> [YOUR INSTRUCTIONS] Leave out the pictures, and return only the lines running from the one that contains "Output the web" to the one that contains "const yTicks = [0,10,20,30,40,50,60,70,80,90,100];", both included, exactly as they appear.

····················

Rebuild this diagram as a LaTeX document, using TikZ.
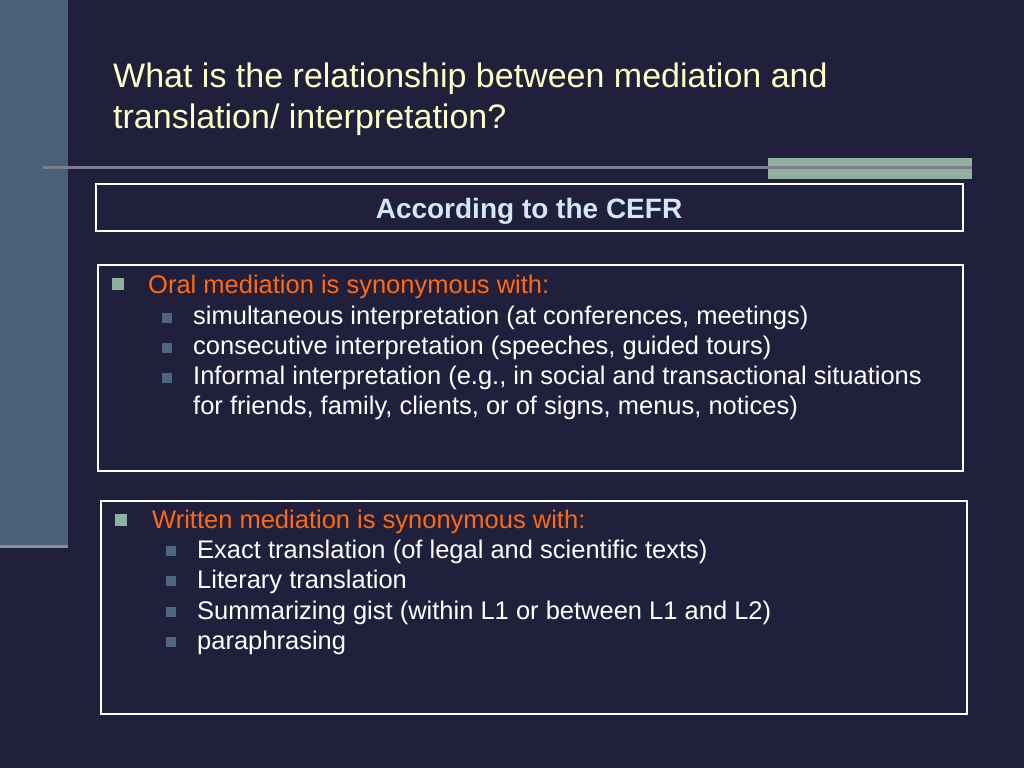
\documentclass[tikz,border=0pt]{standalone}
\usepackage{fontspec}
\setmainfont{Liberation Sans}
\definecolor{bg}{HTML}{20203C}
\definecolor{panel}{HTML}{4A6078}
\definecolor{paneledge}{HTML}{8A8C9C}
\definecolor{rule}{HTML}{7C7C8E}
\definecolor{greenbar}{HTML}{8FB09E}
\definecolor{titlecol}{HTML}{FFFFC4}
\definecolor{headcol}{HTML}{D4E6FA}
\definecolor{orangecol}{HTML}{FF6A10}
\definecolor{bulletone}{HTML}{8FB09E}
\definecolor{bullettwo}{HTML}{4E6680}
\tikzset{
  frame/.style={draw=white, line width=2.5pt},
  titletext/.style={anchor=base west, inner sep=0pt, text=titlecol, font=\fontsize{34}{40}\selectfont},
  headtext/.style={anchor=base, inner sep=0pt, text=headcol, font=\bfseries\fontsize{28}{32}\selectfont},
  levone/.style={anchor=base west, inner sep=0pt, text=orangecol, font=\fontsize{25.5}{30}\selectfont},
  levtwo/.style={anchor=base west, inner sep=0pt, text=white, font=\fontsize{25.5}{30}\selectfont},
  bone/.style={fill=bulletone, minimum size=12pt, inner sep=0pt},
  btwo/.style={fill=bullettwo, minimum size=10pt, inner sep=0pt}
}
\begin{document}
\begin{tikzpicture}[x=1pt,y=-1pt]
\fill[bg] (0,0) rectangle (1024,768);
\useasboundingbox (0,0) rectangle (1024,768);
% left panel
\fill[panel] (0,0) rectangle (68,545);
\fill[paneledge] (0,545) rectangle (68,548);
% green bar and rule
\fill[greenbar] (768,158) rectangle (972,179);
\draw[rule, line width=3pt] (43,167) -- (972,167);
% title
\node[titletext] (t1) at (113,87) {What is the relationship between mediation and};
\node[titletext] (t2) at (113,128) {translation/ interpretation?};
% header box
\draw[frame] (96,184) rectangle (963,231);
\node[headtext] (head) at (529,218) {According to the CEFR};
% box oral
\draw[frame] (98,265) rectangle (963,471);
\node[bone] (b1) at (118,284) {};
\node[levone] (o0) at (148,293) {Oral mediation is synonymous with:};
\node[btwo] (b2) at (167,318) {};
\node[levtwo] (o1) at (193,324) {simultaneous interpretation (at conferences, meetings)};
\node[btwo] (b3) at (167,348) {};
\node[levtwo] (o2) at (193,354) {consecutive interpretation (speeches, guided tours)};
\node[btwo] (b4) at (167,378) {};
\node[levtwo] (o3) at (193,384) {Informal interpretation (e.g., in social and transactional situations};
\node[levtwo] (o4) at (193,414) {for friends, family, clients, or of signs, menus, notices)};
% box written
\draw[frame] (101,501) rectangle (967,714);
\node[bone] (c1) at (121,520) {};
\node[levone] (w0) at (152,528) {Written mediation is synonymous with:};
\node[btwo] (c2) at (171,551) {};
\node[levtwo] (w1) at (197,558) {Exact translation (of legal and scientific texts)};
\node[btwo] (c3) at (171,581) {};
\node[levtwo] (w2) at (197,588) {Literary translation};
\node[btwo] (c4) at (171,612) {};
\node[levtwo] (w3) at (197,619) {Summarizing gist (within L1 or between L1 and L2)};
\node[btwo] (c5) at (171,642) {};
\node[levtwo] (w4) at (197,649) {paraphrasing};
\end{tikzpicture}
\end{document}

····················

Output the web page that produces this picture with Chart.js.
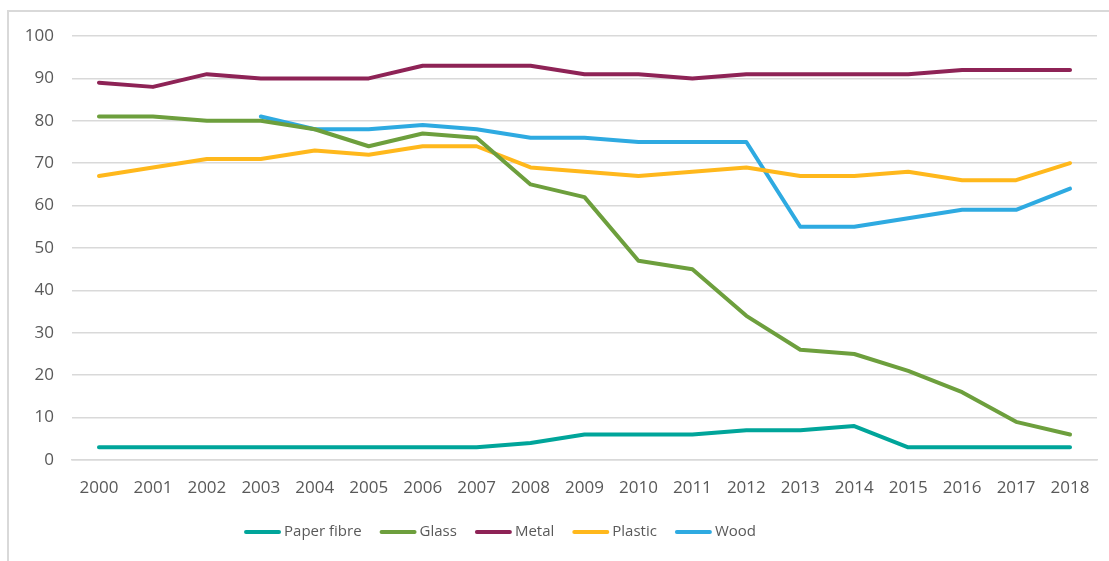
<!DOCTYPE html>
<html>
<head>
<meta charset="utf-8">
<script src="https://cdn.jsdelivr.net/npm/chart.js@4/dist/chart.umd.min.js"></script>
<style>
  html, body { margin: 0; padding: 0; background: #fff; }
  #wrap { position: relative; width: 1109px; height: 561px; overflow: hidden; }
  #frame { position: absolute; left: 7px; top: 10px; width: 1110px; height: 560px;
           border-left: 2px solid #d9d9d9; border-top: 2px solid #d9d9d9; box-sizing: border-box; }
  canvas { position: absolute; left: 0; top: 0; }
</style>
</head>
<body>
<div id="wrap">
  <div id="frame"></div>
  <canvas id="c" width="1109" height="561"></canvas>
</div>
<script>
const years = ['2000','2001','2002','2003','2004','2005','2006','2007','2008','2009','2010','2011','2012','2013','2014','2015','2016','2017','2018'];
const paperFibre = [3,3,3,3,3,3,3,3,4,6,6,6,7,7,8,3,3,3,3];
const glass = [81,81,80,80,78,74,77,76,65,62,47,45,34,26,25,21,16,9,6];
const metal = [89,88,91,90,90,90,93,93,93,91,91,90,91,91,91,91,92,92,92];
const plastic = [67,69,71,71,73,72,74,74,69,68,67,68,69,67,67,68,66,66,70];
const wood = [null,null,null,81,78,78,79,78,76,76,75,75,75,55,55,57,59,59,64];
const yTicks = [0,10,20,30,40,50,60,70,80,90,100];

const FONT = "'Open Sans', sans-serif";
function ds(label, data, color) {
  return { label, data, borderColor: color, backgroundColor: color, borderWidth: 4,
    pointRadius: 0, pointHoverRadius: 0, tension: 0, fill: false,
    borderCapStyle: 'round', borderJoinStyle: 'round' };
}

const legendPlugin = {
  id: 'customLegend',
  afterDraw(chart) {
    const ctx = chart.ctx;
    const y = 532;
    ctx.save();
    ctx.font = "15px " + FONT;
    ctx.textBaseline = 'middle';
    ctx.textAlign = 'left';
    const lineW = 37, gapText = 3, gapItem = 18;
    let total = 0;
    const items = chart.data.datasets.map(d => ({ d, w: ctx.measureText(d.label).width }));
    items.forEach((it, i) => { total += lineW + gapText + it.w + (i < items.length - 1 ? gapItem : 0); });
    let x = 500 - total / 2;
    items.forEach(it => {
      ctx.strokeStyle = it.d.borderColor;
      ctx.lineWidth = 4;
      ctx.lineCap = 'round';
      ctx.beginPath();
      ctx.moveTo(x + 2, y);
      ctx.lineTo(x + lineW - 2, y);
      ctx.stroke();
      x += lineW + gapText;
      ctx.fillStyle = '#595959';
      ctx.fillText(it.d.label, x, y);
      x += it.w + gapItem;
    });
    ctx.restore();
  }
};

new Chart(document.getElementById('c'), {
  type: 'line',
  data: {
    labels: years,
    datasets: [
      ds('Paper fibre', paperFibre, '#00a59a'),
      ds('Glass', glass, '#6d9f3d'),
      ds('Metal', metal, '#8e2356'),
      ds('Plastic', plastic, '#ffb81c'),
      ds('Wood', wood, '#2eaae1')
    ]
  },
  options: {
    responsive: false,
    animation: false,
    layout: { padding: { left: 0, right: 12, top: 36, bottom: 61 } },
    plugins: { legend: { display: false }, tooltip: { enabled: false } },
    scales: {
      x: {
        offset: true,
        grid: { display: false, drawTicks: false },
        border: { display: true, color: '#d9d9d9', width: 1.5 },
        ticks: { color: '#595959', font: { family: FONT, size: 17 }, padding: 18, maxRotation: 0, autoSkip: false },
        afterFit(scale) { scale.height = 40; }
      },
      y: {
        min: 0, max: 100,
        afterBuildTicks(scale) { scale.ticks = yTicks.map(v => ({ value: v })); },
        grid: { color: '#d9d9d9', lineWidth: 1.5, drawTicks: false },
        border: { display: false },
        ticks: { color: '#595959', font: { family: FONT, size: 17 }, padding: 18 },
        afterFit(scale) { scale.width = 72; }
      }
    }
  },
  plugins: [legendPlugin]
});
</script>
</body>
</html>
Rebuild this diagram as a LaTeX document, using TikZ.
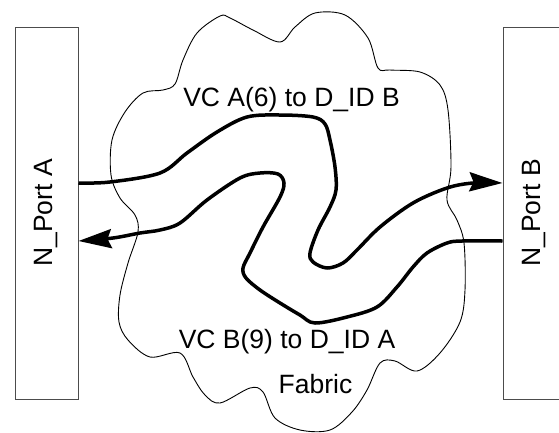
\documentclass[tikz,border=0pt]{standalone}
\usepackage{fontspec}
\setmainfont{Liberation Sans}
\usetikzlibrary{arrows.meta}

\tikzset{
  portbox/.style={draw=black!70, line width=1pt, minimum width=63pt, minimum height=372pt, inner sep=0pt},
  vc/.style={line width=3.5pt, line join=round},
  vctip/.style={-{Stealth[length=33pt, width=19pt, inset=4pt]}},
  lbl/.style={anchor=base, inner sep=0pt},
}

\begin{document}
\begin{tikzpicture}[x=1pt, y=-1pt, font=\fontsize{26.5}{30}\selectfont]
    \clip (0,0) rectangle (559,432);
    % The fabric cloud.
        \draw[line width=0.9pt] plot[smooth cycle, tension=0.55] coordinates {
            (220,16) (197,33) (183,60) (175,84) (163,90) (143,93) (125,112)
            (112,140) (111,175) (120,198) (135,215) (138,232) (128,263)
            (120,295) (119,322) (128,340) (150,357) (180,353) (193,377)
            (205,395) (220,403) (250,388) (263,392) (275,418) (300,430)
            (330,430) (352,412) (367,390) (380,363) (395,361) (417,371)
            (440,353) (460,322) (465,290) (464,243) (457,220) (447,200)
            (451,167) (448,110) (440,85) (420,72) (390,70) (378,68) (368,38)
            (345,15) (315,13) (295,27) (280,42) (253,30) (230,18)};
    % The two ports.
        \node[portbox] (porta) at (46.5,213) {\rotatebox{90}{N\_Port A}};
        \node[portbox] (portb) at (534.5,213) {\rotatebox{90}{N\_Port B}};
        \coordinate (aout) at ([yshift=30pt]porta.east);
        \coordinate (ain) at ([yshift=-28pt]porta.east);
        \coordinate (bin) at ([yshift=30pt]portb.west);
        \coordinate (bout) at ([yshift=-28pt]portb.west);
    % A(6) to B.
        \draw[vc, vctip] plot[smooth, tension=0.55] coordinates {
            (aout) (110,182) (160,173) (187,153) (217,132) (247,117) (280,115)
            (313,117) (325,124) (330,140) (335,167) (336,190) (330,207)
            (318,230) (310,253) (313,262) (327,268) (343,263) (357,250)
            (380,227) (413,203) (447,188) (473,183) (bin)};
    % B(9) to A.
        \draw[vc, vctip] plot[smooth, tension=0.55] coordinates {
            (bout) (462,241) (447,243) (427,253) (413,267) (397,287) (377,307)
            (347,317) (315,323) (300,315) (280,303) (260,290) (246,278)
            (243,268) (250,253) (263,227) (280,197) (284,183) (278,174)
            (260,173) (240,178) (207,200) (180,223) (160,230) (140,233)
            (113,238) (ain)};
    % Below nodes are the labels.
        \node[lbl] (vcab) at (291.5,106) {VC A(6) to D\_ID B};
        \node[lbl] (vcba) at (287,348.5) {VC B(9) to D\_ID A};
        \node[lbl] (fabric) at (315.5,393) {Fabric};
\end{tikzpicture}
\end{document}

····················

> [FULL SOLUTION]
Output the web page that produces this picture with Chart.js.
<!DOCTYPE html>
<html>
<head>
<meta charset="utf-8">
<script src="https://cdn.jsdelivr.net/npm/chart.js@4/dist/chart.umd.min.js"></script>
<style>
  html, body { margin: 0; padding: 0; background: #fff; }
  #wrap { position: relative; width: 1109px; height: 561px; overflow: hidden; }
  #frame { position: absolute; left: 7px; top: 10px; width: 1110px; height: 560px;
           border-left: 2px solid #d9d9d9; border-top: 2px solid #d9d9d9; box-sizing: border-box; }
  canvas { position: absolute; left: 0; top: 0; }
</style>
</head>
<body>
<div id="wrap">
  <div id="frame"></div>
  <canvas id="c" width="1109" height="561"></canvas>
</div>
<script>
const years = ['2000','2001','2002','2003','2004','2005','2006','2007','2008','2009','2010','2011','2012','2013','2014','2015','2016','2017','2018'];
const paperFibre = [3,3,3,3,3,3,3,3,4,6,6,6,7,7,8,3,3,3,3];
const glass = [81,81,80,80,78,74,77,76,65,62,47,45,34,26,25,21,16,9,6];
const metal = [89,88,91,90,90,90,93,93,93,91,91,90,91,91,91,91,92,92,92];
const plastic = [67,69,71,71,73,72,74,74,69,68,67,68,69,67,67,68,66,66,70];
const wood = [null,null,null,81,78,78,79,78,76,76,75,75,75,55,55,57,59,59,64];
const yTicks = [0,10,20,30,40,50,60,70,80,90,100];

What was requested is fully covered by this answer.